**TO DO:**
Print only the lines from the top of the data through the line with "31, 33, 26]", both included, skipping every picture.

**SUPPLIED DATA:**
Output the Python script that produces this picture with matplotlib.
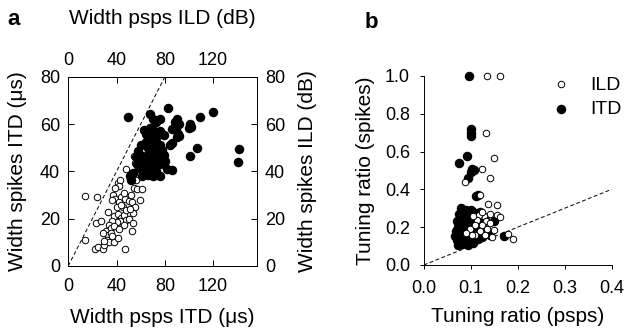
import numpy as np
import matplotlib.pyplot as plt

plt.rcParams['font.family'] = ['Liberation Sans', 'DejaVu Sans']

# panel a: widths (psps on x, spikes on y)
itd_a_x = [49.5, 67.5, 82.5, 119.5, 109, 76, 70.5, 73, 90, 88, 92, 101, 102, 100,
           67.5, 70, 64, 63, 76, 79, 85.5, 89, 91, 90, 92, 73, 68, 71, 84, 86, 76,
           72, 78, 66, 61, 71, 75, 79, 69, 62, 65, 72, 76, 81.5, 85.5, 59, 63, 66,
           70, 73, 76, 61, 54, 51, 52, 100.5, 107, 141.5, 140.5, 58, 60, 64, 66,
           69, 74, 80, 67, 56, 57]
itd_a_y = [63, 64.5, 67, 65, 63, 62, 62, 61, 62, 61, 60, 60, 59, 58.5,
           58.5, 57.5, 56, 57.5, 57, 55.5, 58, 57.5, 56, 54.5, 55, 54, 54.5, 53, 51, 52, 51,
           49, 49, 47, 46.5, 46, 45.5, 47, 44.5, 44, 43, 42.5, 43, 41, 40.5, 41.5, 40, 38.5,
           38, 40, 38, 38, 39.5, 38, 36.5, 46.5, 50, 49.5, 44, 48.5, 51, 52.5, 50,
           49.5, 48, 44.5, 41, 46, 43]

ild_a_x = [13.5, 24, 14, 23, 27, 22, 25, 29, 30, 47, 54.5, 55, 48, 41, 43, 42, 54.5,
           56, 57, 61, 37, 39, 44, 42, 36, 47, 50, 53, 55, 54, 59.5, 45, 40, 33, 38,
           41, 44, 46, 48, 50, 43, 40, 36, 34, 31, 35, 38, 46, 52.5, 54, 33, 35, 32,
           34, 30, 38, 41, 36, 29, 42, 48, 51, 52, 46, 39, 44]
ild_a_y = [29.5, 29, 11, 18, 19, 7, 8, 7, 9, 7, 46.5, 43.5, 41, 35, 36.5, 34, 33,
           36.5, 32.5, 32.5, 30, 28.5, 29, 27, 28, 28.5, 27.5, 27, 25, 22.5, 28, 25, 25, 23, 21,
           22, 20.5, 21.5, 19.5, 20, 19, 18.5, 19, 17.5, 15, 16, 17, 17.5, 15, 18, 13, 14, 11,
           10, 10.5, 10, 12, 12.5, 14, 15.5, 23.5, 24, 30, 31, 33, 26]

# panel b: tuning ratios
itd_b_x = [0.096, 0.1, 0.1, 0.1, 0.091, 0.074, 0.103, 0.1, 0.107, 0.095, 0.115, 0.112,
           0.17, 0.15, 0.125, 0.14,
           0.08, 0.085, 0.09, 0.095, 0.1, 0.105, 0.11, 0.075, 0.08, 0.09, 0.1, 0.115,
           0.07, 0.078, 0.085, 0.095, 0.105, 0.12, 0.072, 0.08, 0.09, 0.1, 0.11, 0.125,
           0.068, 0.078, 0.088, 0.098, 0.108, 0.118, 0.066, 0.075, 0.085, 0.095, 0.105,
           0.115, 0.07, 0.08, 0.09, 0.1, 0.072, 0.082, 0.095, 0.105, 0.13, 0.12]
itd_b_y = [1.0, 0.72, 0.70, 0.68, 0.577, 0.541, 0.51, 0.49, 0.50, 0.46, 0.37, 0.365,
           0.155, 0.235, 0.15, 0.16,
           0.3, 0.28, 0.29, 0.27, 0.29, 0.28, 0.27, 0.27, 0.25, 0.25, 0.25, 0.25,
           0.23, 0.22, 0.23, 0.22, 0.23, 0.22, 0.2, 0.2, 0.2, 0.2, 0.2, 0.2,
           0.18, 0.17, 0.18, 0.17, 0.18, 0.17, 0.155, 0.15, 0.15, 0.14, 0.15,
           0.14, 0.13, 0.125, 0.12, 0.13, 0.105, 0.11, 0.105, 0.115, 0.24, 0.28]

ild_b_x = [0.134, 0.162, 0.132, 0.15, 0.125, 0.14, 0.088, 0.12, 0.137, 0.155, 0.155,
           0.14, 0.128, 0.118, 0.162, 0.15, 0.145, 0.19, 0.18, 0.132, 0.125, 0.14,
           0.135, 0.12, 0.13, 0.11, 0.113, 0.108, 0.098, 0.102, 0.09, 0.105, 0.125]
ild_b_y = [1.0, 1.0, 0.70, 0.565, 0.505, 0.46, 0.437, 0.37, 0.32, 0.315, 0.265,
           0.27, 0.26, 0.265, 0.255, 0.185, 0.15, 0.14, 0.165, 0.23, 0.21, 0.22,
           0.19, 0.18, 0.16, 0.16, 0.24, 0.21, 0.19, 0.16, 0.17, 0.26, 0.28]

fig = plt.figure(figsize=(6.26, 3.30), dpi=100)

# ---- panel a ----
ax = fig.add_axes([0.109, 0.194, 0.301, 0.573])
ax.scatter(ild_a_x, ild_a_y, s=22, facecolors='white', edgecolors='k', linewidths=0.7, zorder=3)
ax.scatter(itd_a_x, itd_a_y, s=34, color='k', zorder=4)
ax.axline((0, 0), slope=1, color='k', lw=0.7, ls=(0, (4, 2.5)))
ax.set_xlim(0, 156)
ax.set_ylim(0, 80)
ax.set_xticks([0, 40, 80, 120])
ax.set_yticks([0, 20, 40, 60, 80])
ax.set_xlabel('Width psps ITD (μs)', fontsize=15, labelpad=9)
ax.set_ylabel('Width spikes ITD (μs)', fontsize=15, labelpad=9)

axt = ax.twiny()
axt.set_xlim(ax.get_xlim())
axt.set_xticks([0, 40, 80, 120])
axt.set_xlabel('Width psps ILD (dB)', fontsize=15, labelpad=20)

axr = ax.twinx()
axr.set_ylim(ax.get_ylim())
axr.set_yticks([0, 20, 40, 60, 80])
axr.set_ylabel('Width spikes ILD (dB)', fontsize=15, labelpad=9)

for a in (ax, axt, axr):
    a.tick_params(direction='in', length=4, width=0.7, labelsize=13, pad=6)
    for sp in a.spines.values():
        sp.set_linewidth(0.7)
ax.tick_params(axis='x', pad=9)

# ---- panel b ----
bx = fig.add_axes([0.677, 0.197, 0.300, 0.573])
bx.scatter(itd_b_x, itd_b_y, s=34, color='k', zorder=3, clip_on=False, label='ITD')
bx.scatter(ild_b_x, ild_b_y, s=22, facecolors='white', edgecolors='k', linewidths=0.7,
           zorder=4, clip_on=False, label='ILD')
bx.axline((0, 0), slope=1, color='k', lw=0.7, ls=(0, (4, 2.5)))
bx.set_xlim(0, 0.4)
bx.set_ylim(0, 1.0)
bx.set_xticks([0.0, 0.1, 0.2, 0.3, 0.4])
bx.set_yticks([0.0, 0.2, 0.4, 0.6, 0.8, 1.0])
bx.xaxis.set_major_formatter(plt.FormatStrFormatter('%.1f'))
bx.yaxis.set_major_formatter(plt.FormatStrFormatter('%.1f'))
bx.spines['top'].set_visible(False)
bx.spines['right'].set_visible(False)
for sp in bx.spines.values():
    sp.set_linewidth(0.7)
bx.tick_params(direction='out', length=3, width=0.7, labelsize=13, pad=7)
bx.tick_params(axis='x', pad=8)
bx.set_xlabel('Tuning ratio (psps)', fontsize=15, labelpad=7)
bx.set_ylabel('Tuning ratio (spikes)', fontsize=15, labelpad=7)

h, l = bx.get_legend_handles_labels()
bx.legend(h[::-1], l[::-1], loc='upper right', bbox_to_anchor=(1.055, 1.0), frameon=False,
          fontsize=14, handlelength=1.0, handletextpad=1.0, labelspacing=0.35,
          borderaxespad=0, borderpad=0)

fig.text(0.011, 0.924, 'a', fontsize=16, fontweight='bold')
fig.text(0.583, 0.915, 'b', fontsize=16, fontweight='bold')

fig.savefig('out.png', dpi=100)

**WRITTEN ANSWER:**
Output the Python script that produces this picture with matplotlib.
import numpy as np
import matplotlib.pyplot as plt

plt.rcParams['font.family'] = ['Liberation Sans', 'DejaVu Sans']

# panel a: widths (psps on x, spikes on y)
itd_a_x = [49.5, 67.5, 82.5, 119.5, 109, 76, 70.5, 73, 90, 88, 92, 101, 102, 100,
           67.5, 70, 64, 63, 76, 79, 85.5, 89, 91, 90, 92, 73, 68, 71, 84, 86, 76,
           72, 78, 66, 61, 71, 75, 79, 69, 62, 65, 72, 76, 81.5, 85.5, 59, 63, 66,
           70, 73, 76, 61, 54, 51, 52, 100.5, 107, 141.5, 140.5, 58, 60, 64, 66,
           69, 74, 80, 67, 56, 57]
itd_a_y = [63, 64.5, 67, 65, 63, 62, 62, 61, 62, 61, 60, 60, 59, 58.5,
           58.5, 57.5, 56, 57.5, 57, 55.5, 58, 57.5, 56, 54.5, 55, 54, 54.5, 53, 51, 52, 51,
           49, 49, 47, 46.5, 46, 45.5, 47, 44.5, 44, 43, 42.5, 43, 41, 40.5, 41.5, 40, 38.5,
           38, 40, 38, 38, 39.5, 38, 36.5, 46.5, 50, 49.5, 44, 48.5, 51, 52.5, 50,
           49.5, 48, 44.5, 41, 46, 43]

ild_a_x = [13.5, 24, 14, 23, 27, 22, 25, 29, 30, 47, 54.5, 55, 48, 41, 43, 42, 54.5,
           56, 57, 61, 37, 39, 44, 42, 36, 47, 50, 53, 55, 54, 59.5, 45, 40, 33, 38,
           41, 44, 46, 48, 50, 43, 40, 36, 34, 31, 35, 38, 46, 52.5, 54, 33, 35, 32,
           34, 30, 38, 41, 36, 29, 42, 48, 51, 52, 46, 39, 44]
ild_a_y = [29.5, 29, 11, 18, 19, 7, 8, 7, 9, 7, 46.5, 43.5, 41, 35, 36.5, 34, 33,
           36.5, 32.5, 32.5, 30, 28.5, 29, 27, 28, 28.5, 27.5, 27, 25, 22.5, 28, 25, 25, 23, 21,
           22, 20.5, 21.5, 19.5, 20, 19, 18.5, 19, 17.5, 15, 16, 17, 17.5, 15, 18, 13, 14, 11,
           10, 10.5, 10, 12, 12.5, 14, 15.5, 23.5, 24, 30, 31, 33, 26]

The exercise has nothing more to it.